June 7, 2005
Oh, Darlington
DCist's Monuments series continues our recent swing through Judiciary Square today with the Joseph James Darling Fountain, one of the most hidden-in-plain-sight monuments around town.
For some time, the fountain has rated little more than a sentence or two every few years in the local press. Major newspapers from across the country get around to doing a piece on the District's statues once or twice a decade -- add another sentence. It doesn't add up to much. Even the most careful readers of all these publications would know about the Darlington Fountain is that: the statue comprises a nymph and fawn; the statue is naked!; the statue honors Joseph James Darlington; the statue is run-down; the statue looks better now! Indeed, why don't we let the finest newspaper writers of this country narrate its decline, fall, and redemption...
"The voluptuous nymph in Judiciary Square, honoring Joseph Darlington, one of Washington's most prominent 19th Century lawyers, could easily grace the centerfold of Playboy."
Chicago Tribune
July 3, 1988

With the statue's moral fiber under question, it wouldn't be long before she started to lose her looks:
"On the north side of the courthouse is a deteriorating statue of a fawn and a nymph. The nymph is naked -- a fact that caused a bit of public outrage when the statue was put on display in 1923 to honor local lawyer Joseph Darlington."
Philadelphia Inquirer
Nov. 30, 1997
And it got worse:
"The Joseph Darlington Fountain near Judiciary Square is corroded and missing gold, and its basin collects trash."
W. Post
Sept. 1, 1999
But then something happened. The D.C. Commission on the Arts and Humanities had the sculpture refurbished, and even won an award for the work. Yet the job was not complete:
"The Darlington Fountain in Judiciary Park at Fifth and D streets NW, a beautiful fountain with a golden Greek nymph, was erected in 1922 in honor of Joseph James Darlington, a prominent jurist. It was recently refurbished so that it practically dazzles in the sunlight of Judiciary Square, but it still does not function as a fountain."
W.Times,
June 22, 2000
And this is precisely how DCist found it:

We also learn from the W. Times that the statue was created by Carl Paul Jennewein, who "charged only for the supplies," and explained the nymph's nudity by asserting that she came "direct from the hands of God instead of from the hands of a dressmaker." It so happens that Jennewein also sculpted the nude "Spirit of Justice" statue at the Justice Deptartment, which in 2002 was made temporarily famous when then-Attorney Gen. John Ashcroft sought to have it beclothed.

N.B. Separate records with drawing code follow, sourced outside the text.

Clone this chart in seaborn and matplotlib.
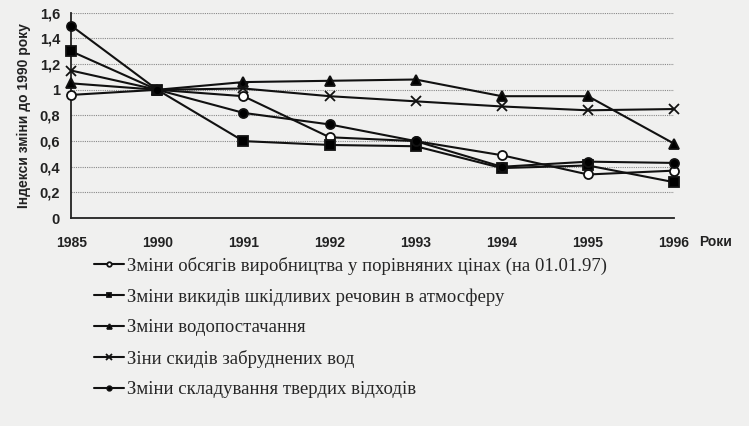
import pandas as pd
import seaborn as sns
import matplotlib.pyplot as plt

# values (index vs 1990)
years = ['1985', '1990', '1991', '1992', '1993', '1994', '1995', '1996']
production = [0.96, 1.0, 0.95, 0.63, 0.60, 0.49, 0.34, 0.37]
emissions = [1.30, 1.0, 0.60, 0.57, 0.56, 0.39, 0.41, 0.28]
water_supply = [1.05, 1.0, 1.06, 1.07, 1.08, 0.95, 0.95, 0.58]
waste_water = [1.15, 1.0, 1.01, 0.95, 0.91, 0.87, 0.84, 0.85]
solid_waste = [1.50, 1.0, 0.82, 0.73, 0.60, 0.40, 0.44, 0.43]

labels = ['Зміни обсягів виробництва у порівняних цінах (на 01.01.97)',
          'Зміни викидів шкідливих речовин в атмосферу',
          'Зміни водопостачання',
          'Зіни скидів забруднених вод',
          'Зміни складування твердих відходів']
yticks = [0, 0.2, 0.4, 0.6, 0.8, 1.0, 1.2, 1.4, 1.6]

sns.set_style('white')
plt.rcParams['font.family'] = ['Liberation Sans', 'DejaVu Sans']

bg = '#f0f0ef'
fig = plt.figure(figsize=(7.49, 4.26), dpi=100, facecolor=bg)
ax = fig.add_axes([0.095, 0.488, 0.805, 0.482])
ax.set_facecolor(bg)

series = [production, emissions, water_supply, waste_water, solid_waste]
markers = ['o', 's', '^', 'x', 'o']
faces = ['white', 'black', 'black', 'black', 'black']
sizes = [6.5, 6.5, 7, 7.5, 6.5]
for vals, lab, m, fc, ms in zip(series, labels, markers, faces, sizes):
    df = pd.DataFrame({'year': years, 'value': vals})
    sns.lineplot(data=df, x='year', y='value', sort=False, ax=ax, color='#111111',
                 linewidth=1.5, marker=m, markersize=ms, markerfacecolor=fc,
                 markeredgecolor='#111111', markeredgewidth=1.3, label=lab,
                 clip_on=False, zorder=3)

ax.set_xlim(0, len(years) - 1)
ax.set_ylim(0, 1.6)
ax.set_yticks(yticks)
ax.set_yticklabels([('%g' % t).replace('.', ',') for t in yticks],
                   fontsize=10.5, fontweight='bold', color='#222222')
ax.set_xticks(range(len(years)))
ax.set_xticklabels(years, fontsize=10, fontweight='bold', color='#222222')
ax.tick_params(axis='both', length=3, width=1, color='#333333', pad=5)
ax.tick_params(axis='x', pad=10)
ax.yaxis.grid(True, linestyle=(0, (1, 1)), color='#888888', linewidth=0.8)
ax.xaxis.grid(False)
for side in ['top', 'right']:
    ax.spines[side].set_visible(False)
for side in ['left', 'bottom']:
    ax.spines[side].set_color('#222222')
    ax.spines[side].set_linewidth(1.3)
ax.set_xlabel('')
ax.set_ylabel('Індекси зміни до 1990 року', fontsize=10, fontweight='bold',
              color='#222222', labelpad=6)
fig.text(0.955, 0.432, 'Роки', fontsize=10, fontweight='bold', color='#222222',
         ha='center', va='center')

handles, labs = ax.get_legend_handles_labels()
ax.get_legend().remove()
fig.legend(handles, labs, loc='upper left', bbox_to_anchor=(0.126, 0.398),
           frameon=False, prop={'family': 'Liberation Serif', 'size': 13.5},
           handlelength=1.6, handletextpad=0.15, markerscale=0.5,
           labelspacing=0.72, borderaxespad=0, borderpad=0)

fig.savefig('out.png', dpi=100, facecolor=bg)
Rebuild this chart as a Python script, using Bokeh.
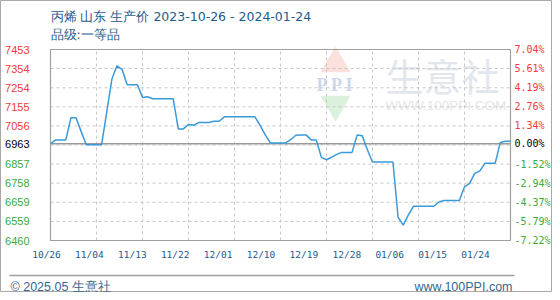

Then, in a spot of luck for the perennially overlooked sculpture, a 31-year-old systems engineer/Jim Rome fan from Bloomington, Minn., decided to have some fun with Mr. Ashcroft's decoration plan. He posted a page to the Internet featuring the Darlington nymph, with blue cartoon curtains effecting her (ostensibly whimsical) return to modesty.
Thanks, Internet. DCist is just happy to do our part to spread gossip about this sculpture's tawdry condition and, contradictory though it may seem, pass on the news of Joseph James Darlington's good reputation.